La Francia di Macron non è affatto più “umanitaria”. Rispetto alla proposta italiana cambia soltanto la collocazione geografica dei lager: “centri chiusi” per i migranti gestiti e finanziati dall’Unione Europea nel paese di primo approdo: Italia, Grecia e, in misura molto minore, Spagna. La differenza sta, forse, nel tipo di “trattamento” da riservare ai migranti imprigionati e nella maggiore facilità di selezione delle “figure professionali” più utili.

Spagna e Grecia hanno provato a barcamenarsi tra questi due opposti, rilevando che comunque queste proposte non sono affatto “innovative”, ma in qualche modo già attuate.

Il punto dirimente è palesemente un altro: la distribuzione dei richiedenti asilo – gli unici migranti in qualche misura garantiti dalla legislazione europea – tra tutti i paesi dell’Unione. Qui casca comunque l’asino, visto che una serie di paesi (il gruppo di Visegrad, ma non solo) rifiutano assolutamente di condividee questa responsabilità comunitaria.
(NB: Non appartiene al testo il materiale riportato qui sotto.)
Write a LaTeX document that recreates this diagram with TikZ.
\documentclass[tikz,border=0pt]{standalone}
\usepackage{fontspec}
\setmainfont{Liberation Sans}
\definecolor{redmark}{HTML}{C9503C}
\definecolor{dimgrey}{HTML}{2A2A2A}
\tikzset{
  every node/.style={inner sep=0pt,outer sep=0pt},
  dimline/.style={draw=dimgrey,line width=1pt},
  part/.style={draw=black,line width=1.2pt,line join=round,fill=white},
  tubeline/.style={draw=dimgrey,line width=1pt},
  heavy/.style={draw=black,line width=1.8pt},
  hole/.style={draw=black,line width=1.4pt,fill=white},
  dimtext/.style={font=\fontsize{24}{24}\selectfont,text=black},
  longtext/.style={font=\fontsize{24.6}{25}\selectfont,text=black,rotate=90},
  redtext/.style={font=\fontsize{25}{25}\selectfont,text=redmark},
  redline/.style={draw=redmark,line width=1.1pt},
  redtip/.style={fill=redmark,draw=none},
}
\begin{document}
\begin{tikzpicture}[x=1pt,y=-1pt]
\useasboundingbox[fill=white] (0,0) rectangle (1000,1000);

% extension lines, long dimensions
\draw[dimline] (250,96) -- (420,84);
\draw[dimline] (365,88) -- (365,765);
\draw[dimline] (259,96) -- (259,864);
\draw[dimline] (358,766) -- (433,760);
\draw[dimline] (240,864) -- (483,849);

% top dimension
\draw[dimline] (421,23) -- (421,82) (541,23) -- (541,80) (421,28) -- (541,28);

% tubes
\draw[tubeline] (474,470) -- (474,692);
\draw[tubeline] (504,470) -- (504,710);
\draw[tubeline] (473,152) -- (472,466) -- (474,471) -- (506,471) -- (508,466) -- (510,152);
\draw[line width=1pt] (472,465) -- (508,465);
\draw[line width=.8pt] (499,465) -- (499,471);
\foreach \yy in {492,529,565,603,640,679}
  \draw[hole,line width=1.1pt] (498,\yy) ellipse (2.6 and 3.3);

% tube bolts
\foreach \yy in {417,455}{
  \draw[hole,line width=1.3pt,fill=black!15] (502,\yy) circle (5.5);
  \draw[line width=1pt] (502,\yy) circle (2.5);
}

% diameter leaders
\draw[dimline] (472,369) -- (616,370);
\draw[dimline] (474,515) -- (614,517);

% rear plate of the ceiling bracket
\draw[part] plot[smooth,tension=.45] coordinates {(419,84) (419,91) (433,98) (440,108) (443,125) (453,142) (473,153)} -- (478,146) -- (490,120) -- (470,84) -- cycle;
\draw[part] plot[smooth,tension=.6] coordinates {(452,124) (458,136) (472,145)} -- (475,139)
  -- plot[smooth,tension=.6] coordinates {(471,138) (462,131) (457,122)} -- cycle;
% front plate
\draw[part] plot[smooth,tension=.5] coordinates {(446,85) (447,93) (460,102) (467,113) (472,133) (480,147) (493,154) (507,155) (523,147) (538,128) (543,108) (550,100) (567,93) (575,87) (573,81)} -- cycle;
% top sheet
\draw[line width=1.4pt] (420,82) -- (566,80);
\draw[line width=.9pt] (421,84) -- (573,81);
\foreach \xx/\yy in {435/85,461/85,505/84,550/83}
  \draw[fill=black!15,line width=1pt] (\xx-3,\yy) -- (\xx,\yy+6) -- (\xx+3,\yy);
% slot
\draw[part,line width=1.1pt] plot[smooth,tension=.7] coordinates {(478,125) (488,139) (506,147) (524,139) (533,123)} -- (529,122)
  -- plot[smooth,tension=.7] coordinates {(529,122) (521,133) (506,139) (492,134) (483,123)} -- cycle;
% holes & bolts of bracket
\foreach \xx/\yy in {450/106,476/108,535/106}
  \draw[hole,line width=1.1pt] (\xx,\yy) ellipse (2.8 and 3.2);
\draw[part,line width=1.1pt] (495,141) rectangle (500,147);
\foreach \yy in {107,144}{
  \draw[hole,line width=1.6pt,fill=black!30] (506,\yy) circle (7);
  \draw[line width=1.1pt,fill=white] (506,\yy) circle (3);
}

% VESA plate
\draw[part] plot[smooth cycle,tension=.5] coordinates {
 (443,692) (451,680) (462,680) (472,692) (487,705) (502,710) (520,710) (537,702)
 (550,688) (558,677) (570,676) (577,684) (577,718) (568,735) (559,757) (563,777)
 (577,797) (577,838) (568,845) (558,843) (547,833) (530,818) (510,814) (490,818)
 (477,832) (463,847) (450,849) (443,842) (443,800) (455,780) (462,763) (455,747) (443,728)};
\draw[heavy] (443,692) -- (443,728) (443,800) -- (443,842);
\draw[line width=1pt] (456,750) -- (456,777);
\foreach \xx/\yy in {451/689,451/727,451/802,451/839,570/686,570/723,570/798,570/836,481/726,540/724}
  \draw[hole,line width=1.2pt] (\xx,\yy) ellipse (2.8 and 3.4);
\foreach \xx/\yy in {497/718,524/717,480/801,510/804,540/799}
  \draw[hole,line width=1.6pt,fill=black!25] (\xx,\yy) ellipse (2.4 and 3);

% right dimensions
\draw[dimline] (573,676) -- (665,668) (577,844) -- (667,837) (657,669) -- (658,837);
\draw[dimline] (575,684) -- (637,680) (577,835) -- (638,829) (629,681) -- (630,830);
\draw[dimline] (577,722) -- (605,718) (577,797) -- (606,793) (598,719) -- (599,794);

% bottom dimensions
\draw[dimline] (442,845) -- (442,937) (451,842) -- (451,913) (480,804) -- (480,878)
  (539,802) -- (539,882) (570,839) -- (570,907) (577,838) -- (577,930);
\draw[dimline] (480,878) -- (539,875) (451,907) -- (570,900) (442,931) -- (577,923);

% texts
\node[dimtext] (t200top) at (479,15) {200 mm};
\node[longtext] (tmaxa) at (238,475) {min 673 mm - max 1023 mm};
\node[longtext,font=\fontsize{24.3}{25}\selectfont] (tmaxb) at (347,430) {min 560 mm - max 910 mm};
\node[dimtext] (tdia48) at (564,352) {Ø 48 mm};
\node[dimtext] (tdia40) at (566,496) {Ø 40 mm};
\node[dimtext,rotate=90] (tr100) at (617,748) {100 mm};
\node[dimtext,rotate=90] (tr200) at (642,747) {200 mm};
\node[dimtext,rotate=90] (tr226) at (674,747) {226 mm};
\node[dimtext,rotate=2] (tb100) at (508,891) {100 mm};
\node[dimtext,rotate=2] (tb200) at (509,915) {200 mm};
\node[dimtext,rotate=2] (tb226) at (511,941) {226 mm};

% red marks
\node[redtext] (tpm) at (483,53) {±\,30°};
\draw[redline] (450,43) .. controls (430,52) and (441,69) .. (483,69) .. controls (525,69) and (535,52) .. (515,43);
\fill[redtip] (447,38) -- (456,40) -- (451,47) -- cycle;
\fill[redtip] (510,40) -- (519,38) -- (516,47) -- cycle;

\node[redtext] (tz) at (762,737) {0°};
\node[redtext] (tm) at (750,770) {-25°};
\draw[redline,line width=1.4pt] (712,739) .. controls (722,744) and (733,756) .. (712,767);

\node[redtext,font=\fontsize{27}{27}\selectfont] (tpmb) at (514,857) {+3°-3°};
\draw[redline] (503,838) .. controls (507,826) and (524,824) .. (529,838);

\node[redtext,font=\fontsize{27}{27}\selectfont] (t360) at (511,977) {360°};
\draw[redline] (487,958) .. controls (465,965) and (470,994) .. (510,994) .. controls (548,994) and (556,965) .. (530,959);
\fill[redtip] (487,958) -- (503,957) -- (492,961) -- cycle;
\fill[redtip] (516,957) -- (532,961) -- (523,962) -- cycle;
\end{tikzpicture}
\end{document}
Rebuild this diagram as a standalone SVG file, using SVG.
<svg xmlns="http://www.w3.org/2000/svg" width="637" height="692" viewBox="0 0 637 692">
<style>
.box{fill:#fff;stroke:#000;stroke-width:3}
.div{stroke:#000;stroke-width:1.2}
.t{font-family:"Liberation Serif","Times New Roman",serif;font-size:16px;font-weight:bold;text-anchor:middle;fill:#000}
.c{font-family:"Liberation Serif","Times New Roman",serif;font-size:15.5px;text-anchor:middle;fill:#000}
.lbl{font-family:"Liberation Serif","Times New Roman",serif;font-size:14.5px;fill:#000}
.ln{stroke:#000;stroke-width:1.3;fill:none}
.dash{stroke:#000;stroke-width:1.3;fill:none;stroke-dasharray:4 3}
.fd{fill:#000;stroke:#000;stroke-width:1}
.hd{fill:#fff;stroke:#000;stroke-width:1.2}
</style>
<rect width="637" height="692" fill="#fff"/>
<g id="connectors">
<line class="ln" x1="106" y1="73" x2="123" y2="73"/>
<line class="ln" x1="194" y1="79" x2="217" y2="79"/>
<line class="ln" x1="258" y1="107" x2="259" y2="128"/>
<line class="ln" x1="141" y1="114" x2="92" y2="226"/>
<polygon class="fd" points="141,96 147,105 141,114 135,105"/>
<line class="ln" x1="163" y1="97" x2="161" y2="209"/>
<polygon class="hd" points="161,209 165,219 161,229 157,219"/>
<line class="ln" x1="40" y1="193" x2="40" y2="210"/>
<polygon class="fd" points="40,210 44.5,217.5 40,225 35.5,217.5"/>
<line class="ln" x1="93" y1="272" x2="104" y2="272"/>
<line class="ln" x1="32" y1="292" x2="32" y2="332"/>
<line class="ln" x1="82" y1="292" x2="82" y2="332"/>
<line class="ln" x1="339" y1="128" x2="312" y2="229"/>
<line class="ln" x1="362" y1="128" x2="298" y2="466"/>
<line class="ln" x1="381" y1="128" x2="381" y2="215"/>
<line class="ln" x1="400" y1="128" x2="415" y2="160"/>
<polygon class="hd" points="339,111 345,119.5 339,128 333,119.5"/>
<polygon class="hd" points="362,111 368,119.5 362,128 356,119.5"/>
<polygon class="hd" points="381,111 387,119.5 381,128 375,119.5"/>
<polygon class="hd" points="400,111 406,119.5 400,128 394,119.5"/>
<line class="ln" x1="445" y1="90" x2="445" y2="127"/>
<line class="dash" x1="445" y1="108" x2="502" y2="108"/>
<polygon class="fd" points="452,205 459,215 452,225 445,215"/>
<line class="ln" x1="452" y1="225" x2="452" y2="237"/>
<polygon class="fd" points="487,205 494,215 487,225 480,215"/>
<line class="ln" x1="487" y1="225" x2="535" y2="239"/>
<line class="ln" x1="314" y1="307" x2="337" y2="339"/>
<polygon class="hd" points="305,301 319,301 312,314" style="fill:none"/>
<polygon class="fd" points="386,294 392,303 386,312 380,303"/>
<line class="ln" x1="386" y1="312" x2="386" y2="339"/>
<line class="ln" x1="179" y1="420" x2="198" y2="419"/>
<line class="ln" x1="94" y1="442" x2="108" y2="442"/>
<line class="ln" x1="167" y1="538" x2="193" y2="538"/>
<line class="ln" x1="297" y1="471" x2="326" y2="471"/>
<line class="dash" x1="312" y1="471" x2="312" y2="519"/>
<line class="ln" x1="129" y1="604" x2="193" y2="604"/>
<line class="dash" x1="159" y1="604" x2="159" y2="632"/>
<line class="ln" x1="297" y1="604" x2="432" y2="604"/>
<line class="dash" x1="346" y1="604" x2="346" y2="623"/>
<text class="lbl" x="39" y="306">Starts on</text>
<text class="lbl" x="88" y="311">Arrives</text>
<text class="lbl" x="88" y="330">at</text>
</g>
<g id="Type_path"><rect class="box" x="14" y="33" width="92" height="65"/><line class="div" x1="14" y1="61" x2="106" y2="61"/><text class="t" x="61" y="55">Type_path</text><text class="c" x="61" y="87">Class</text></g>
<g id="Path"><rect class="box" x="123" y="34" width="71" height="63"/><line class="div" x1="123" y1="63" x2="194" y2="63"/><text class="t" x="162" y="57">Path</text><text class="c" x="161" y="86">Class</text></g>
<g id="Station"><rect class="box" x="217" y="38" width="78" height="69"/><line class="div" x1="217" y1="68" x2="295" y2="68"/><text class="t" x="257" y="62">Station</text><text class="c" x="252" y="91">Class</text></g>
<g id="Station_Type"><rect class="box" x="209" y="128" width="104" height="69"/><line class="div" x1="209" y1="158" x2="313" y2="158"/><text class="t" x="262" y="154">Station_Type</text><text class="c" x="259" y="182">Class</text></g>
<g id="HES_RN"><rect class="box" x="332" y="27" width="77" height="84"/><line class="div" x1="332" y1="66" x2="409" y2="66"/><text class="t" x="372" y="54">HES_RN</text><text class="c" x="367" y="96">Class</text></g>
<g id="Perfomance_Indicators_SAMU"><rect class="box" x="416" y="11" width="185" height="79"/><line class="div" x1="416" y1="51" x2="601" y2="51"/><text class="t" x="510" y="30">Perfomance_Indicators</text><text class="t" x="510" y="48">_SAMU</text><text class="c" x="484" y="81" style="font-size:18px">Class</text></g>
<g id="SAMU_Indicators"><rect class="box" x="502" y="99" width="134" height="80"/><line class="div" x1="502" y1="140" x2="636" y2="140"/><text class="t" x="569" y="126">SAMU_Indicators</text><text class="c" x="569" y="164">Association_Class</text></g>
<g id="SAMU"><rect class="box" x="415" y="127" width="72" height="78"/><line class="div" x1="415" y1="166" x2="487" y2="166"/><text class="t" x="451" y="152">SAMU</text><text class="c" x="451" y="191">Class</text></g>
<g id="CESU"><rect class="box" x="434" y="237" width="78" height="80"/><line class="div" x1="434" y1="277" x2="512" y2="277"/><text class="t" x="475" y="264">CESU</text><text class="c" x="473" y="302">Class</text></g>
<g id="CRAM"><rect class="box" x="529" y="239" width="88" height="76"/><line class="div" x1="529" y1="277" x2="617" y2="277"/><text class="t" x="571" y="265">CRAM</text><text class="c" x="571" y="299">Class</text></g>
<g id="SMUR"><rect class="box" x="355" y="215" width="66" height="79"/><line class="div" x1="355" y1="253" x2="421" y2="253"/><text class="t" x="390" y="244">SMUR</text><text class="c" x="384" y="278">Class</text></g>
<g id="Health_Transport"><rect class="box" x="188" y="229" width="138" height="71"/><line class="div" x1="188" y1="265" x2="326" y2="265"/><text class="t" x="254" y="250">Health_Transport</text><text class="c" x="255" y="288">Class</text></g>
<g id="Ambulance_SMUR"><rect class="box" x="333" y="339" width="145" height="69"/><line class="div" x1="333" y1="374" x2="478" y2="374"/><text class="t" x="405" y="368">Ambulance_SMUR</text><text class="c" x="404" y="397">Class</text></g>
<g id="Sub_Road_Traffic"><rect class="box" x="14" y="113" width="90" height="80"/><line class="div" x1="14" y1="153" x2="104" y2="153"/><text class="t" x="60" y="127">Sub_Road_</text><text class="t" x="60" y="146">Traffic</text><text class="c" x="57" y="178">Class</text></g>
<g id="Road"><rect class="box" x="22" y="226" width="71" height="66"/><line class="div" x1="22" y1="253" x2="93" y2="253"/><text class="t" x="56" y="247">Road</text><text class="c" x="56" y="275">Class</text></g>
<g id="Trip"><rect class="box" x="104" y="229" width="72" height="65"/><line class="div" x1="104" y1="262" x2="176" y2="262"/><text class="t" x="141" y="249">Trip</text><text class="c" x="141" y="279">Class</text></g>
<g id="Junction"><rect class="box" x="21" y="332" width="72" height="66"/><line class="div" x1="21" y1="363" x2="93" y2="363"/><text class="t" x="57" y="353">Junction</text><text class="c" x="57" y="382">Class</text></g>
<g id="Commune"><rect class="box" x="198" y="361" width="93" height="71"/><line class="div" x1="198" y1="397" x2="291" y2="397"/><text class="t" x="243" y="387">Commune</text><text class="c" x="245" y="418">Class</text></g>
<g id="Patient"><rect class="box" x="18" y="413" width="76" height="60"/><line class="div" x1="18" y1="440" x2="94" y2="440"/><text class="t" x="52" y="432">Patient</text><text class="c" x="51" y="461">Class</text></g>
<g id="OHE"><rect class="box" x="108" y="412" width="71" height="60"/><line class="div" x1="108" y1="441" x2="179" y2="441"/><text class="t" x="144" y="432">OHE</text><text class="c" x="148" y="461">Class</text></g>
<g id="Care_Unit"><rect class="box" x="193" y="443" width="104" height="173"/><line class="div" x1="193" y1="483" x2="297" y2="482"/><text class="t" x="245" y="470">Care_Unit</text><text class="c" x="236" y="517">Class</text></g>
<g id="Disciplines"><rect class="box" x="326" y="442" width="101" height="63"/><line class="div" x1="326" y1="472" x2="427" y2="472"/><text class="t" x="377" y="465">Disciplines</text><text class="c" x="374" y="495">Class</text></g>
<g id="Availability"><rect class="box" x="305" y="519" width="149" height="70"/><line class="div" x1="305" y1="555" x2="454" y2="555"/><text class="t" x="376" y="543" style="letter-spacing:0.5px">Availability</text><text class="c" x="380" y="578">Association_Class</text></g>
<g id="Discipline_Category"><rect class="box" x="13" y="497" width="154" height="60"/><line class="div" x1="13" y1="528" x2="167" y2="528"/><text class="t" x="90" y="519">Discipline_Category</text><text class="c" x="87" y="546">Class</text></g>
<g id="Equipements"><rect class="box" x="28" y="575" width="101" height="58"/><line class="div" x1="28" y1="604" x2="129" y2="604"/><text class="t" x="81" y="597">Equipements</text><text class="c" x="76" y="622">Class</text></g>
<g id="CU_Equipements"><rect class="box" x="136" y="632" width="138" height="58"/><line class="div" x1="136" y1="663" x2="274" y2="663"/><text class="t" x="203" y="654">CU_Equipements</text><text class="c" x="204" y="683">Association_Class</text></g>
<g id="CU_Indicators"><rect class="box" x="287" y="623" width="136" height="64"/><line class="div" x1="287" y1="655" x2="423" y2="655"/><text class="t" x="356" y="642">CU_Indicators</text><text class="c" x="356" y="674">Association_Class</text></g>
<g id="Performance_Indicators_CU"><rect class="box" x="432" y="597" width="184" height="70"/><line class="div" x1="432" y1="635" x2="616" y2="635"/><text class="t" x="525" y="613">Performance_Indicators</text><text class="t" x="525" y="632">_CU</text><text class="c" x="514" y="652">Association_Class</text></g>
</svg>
Con questa palla al piede, il vertice vero e proprio del prossimo weekend parte parecchio ridimensionato nelle aspettative. Doveva essere il vertice che riscriveva alcuni trattati, creando magari una “Europa a due velocità” (un nucleo stretto a più forte integrazione, e un cerchio più largo che gravita intorno a questo nucleo). Il vertice che faceva in qualche modo ripartire un convoglio da qualche tempo col motore imballato.

Rischia” di diventare invece il vertice in cui si fanno passare sotto silenzio alcune modifiche decisive per la sopravvivenza della banche francesi e tedesche oberate da “titoli illiquidi” (ossia invendibili, carta straccia) e mortifere per la banche di altri paesi, a cominciare da quelle italiane. Mentre si strepiterà molto intorno alla collocazione geografica dei lager in cui rinchiudere gente che fugge da guerre, carestie, desertificazione.

Ogni “politico” sa fare il gioco della distrazione di massa. E mentre i coglionazzi fascistoidi usano i flussi migratori per nascondere la propria impotenza nel realizzare le promesse elettorali, quelli più abili – o semplicemente più forti – fanno la stessa cosa per rafforzare il proprio sistema finanziario a scapito dei partner.